- TASK GOAL:
Extract only the first line of the listing and every line after it up to and including the one with "1.01, 1.00, 1.88, 0.95, 1.01, 1.27, 0.98, 0.79, 0.76, 0.95]". Omit the pictures.

- INFORMATION SUPPLIED:

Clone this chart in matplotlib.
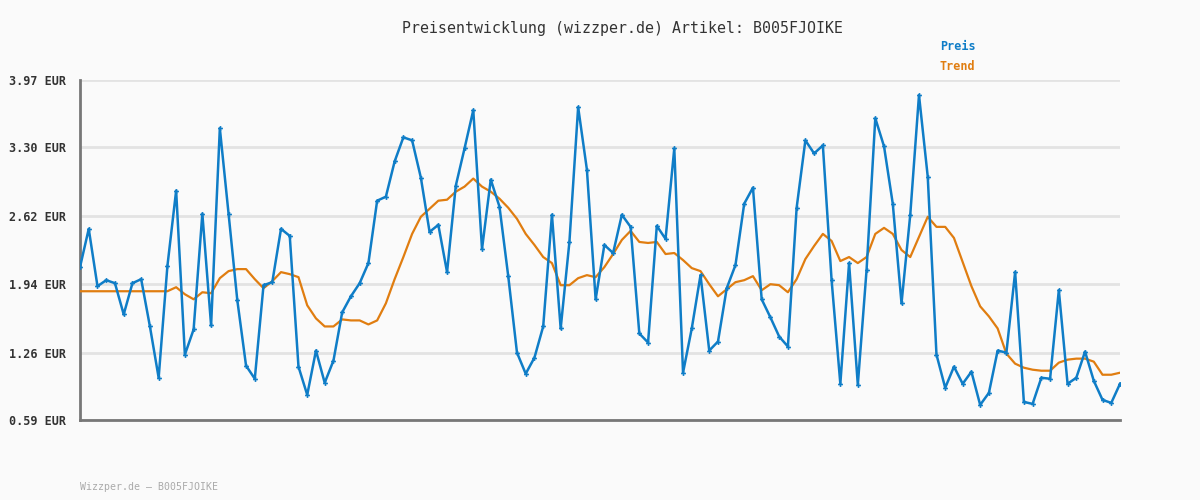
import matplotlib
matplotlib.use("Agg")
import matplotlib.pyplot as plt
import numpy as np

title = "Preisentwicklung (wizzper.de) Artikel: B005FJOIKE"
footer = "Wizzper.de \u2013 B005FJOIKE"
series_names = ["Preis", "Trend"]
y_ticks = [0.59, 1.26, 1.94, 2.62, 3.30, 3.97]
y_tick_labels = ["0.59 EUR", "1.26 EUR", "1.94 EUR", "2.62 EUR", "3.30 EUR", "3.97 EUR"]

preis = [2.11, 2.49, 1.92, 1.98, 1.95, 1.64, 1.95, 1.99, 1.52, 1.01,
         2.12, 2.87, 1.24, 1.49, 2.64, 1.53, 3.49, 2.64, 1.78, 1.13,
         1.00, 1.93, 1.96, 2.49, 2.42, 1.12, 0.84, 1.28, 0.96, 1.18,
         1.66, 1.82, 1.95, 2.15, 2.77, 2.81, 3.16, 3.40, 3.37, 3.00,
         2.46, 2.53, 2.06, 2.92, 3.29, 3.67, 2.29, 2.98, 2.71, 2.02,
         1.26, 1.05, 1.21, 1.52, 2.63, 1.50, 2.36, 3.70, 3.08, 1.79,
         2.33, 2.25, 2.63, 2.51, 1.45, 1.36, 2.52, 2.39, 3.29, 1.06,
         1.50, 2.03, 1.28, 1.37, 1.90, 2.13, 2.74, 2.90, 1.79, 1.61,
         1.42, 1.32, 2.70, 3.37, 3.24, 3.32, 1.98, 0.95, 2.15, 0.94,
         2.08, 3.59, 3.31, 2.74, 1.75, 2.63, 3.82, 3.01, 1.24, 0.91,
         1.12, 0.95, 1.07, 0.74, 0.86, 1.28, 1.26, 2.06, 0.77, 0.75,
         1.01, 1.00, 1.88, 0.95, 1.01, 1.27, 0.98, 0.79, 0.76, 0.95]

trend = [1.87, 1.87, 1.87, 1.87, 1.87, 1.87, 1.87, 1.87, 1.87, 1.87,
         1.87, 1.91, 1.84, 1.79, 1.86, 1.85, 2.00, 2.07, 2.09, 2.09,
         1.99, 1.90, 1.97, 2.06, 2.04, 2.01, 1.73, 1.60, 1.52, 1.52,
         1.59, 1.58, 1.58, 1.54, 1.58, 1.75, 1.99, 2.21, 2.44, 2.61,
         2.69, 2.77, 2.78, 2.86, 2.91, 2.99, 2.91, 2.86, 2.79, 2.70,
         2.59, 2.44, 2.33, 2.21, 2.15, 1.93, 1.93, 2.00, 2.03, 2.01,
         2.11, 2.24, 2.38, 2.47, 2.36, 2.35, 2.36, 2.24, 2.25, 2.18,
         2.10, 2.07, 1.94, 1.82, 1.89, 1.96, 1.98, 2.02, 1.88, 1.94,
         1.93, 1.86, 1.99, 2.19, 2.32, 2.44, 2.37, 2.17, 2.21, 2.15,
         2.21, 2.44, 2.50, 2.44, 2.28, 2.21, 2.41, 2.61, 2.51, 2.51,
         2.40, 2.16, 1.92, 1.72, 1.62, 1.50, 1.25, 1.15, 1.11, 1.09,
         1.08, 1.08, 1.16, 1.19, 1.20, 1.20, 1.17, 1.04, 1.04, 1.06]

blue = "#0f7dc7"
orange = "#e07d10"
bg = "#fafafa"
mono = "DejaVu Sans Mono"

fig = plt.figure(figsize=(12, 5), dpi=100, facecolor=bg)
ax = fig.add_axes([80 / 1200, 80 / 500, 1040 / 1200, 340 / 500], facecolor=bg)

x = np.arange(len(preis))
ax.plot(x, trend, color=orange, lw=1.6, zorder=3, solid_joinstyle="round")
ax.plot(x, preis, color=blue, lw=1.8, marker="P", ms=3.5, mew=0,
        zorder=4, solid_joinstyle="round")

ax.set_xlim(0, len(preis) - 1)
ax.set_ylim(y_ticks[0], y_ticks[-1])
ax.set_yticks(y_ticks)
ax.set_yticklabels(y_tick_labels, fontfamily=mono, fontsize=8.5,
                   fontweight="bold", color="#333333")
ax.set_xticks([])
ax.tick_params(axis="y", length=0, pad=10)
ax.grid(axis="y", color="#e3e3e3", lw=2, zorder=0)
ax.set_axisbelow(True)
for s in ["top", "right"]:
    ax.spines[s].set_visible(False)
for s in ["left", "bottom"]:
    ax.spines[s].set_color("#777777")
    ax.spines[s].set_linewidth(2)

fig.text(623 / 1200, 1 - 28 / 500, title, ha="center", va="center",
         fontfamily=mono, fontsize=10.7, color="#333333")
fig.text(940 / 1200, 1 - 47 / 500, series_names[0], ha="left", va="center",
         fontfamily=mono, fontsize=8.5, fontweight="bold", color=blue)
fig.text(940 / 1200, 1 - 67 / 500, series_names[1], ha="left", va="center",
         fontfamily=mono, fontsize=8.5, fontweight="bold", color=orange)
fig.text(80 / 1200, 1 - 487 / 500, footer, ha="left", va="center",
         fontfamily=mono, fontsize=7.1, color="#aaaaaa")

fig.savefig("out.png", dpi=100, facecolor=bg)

- EXERCISE OUTPUT:
Clone this chart in matplotlib.
import matplotlib
matplotlib.use("Agg")
import matplotlib.pyplot as plt
import numpy as np

title = "Preisentwicklung (wizzper.de) Artikel: B005FJOIKE"
footer = "Wizzper.de \u2013 B005FJOIKE"
series_names = ["Preis", "Trend"]
y_ticks = [0.59, 1.26, 1.94, 2.62, 3.30, 3.97]
y_tick_labels = ["0.59 EUR", "1.26 EUR", "1.94 EUR", "2.62 EUR", "3.30 EUR", "3.97 EUR"]

preis = [2.11, 2.49, 1.92, 1.98, 1.95, 1.64, 1.95, 1.99, 1.52, 1.01,
         2.12, 2.87, 1.24, 1.49, 2.64, 1.53, 3.49, 2.64, 1.78, 1.13,
         1.00, 1.93, 1.96, 2.49, 2.42, 1.12, 0.84, 1.28, 0.96, 1.18,
         1.66, 1.82, 1.95, 2.15, 2.77, 2.81, 3.16, 3.40, 3.37, 3.00,
         2.46, 2.53, 2.06, 2.92, 3.29, 3.67, 2.29, 2.98, 2.71, 2.02,
         1.26, 1.05, 1.21, 1.52, 2.63, 1.50, 2.36, 3.70, 3.08, 1.79,
         2.33, 2.25, 2.63, 2.51, 1.45, 1.36, 2.52, 2.39, 3.29, 1.06,
         1.50, 2.03, 1.28, 1.37, 1.90, 2.13, 2.74, 2.90, 1.79, 1.61,
         1.42, 1.32, 2.70, 3.37, 3.24, 3.32, 1.98, 0.95, 2.15, 0.94,
         2.08, 3.59, 3.31, 2.74, 1.75, 2.63, 3.82, 3.01, 1.24, 0.91,
         1.12, 0.95, 1.07, 0.74, 0.86, 1.28, 1.26, 2.06, 0.77, 0.75,
         1.01, 1.00, 1.88, 0.95, 1.01, 1.27, 0.98, 0.79, 0.76, 0.95]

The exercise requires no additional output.